— START OF Data lines —

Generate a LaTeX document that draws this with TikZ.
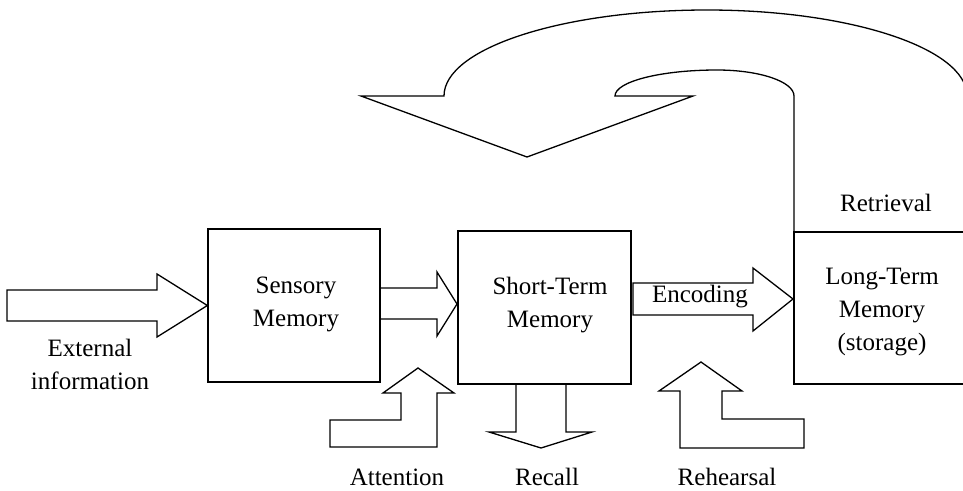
\documentclass[tikz,border=0pt]{standalone}
\usepackage{fontspec}
\setmainfont{Liberation Serif}
\begin{document}
\begin{tikzpicture}[x=1pt,y=-1pt,
  line width=1.3pt, line join=miter,
  lbl/.style={font=\fontsize{25}{33}\selectfont, align=center, inner sep=0pt},
  botlbl/.style={font=\fontsize{25}{33}\selectfont, inner sep=0pt, anchor=base},
  membox/.style={draw, line width=1.3pt, inner sep=0pt},
  blockarrow/.style={draw, line width=1.3pt}]
\useasboundingbox (0,0) rectangle (963,490);
\clip (0,0) rectangle (963,490);
\fill[white] (0,0) rectangle (963,490);

% boxes
\node[membox, minimum width=172pt, minimum height=153pt] (sens) at (294,305.5) {};
\node[membox, minimum width=173pt, minimum height=153pt] (stm) at (544.5,307.5) {};
\coordinate (ltmtl) at (794,232);
\coordinate (ltmbl) at (794,384);
\draw (975,232) -- (ltmtl) -- (ltmbl) -- (975,384);

% texts
\node[lbl] (tsens) at (296,304) {Sensory\\Memory};
\node[lbl] (tstm) at (550,305) {Short-Term\\Memory};
\node[lbl] (tltm) at (882,312) {Long-Term\\Memory\\(storage)};
\node[lbl] (text) at (90,364) {External\\information};
\node[lbl] (tret) at (886,203) {Retrieval};

% external arrow
\draw[blockarrow] (7,290) -- (157,290) -- (157,274) -- (sens.west) -- (157,337) -- (157,321) -- (7,321) -- cycle;
% sensory -> stm
\draw[blockarrow] (380,288) -- (437,288) -- (437,272) -- (457,304) -- (437,336) -- (437,319) -- (380,319);
% encoding
\draw[blockarrow] (633,283) -- (753,283) -- (753,268) -- (793,299) -- (753,331) -- (753,315) -- (633,315) -- cycle;
\node[lbl] (tenc) at (700,297) {Encoding};
% attention
\draw[blockarrow] (418,368) -- (454,393) -- (437,393) -- (437,447) -- (330,447) -- (330,420) -- (401,420) -- (401,393) -- (383,393) -- cycle;
% recall
\draw[blockarrow] (516,384) -- (516,432) -- (489,432) -- (541,448) -- (592,432) -- (566,432) -- (566,384);
% rehearsal
\draw[blockarrow] (701,362) -- (742,391) -- (722,391) -- (722,419) -- (804,419) -- (804,448) -- (680,448) -- (680,391) -- (659,391) -- cycle;

% curved retrieval arrow
\draw (ltmtl) -- (794,96) .. controls (794,81.6) and (759.5,70) .. (717,70)
  .. controls (660.7,70) and (615,81.6) .. (615,96)
  -- (693,96) -- (527,157) -- (361,96) -- (444,96)
  .. controls (444,48.5) and (561.7,10) .. (707,10)
  .. controls (850.6,10) and (967,48.5) .. (967,96) -- (967,232);

% bottom labels
\node[botlbl] (tatt) at (397,485) {Attention};
\node[botlbl] (trec) at (547,485) {Recall};
\node[botlbl] (treh) at (727,485) {Rehearsal};
\end{tikzpicture}
\end{document}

— END OF Data lines —

» Objective
Return only the lines running from the top of the data to the line that holds "(tret) at (886,203)". Include both of those lines, but skip the pictures.

» Output
Generate a LaTeX document that draws this with TikZ.
\documentclass[tikz,border=0pt]{standalone}
\usepackage{fontspec}
\setmainfont{Liberation Serif}
\begin{document}
\begin{tikzpicture}[x=1pt,y=-1pt,
  line width=1.3pt, line join=miter,
  lbl/.style={font=\fontsize{25}{33}\selectfont, align=center, inner sep=0pt},
  botlbl/.style={font=\fontsize{25}{33}\selectfont, inner sep=0pt, anchor=base},
  membox/.style={draw, line width=1.3pt, inner sep=0pt},
  blockarrow/.style={draw, line width=1.3pt}]
\useasboundingbox (0,0) rectangle (963,490);
\clip (0,0) rectangle (963,490);
\fill[white] (0,0) rectangle (963,490);

% boxes
\node[membox, minimum width=172pt, minimum height=153pt] (sens) at (294,305.5) {};
\node[membox, minimum width=173pt, minimum height=153pt] (stm) at (544.5,307.5) {};
\coordinate (ltmtl) at (794,232);
\coordinate (ltmbl) at (794,384);
\draw (975,232) -- (ltmtl) -- (ltmbl) -- (975,384);

% texts
\node[lbl] (tsens) at (296,304) {Sensory\\Memory};
\node[lbl] (tstm) at (550,305) {Short-Term\\Memory};
\node[lbl] (tltm) at (882,312) {Long-Term\\Memory\\(storage)};
\node[lbl] (text) at (90,364) {External\\information};
\node[lbl] (tret) at (886,203) {Retrieval};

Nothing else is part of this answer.